Last September, Swintayla Cash, USA champion captain of the Detroit Shock basketball team, after winning the 2003 WNBA championship trophy, sat down in the locker room and cried. Now, with a chance to go to the Athens Olympics, she revealed why.
Cash is a beautiful and talented young woman who rose from a life of poverty to success as a professional athlete. She has ambitions beyond the basketball court and wants to go into acting and modeling and does motivational speaking about “fighting through life's adversity.” Last week she made the U.S. Olympic team. She was born in 1979, six years after Roe v. Wade and her high-school-aged mother had agonized over whether to abort her. “There were 1,000 things going through my mind,” she said about the day last September when she was caught crying in the locker room, “My mom went through a whole ordeal about whether to have an abortion, or to keep me because she was a senior in high school.”
Staff at crisis pregnancy centers in the U.S. are well aware that abortion facilities set up shop in the poor subsidized housing neighborhoods and target vulnerable young girls with scare tactics about a life of unending poverty. Planned Parenthood founder Margaret Sanger made no secret of her intention to cleanse the U.S. of racially and economically “undesirable” people, especially African Americans, Jews, Catholics and Eastern Europeans.
Today, though only 14 percent of women in the U.S. of childbearing age are African American, up to 50% of all abortions were committed against African American women.

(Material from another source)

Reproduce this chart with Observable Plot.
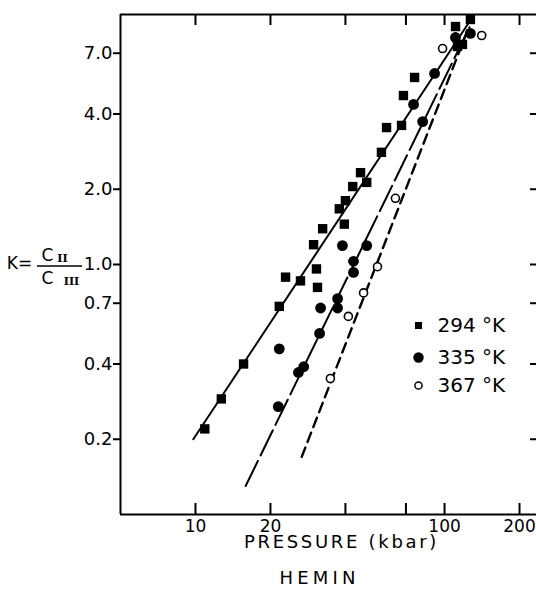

Cash's mother, Cynthia, says Swin is an inspiration to the children of their hometown, McKeesport, Pennsylvania. “Some of the kids that live in public housing look at her and see that you can achieve anything you want if you're willing to work hard,” she said. “We didn't have a whole lot but Swin never let that stop her.” Cash says of her mother, “Without her sacrifice, love and support I have no idea where I would be today. She is a phenomenal woman and mother but most of all she is my best friend.”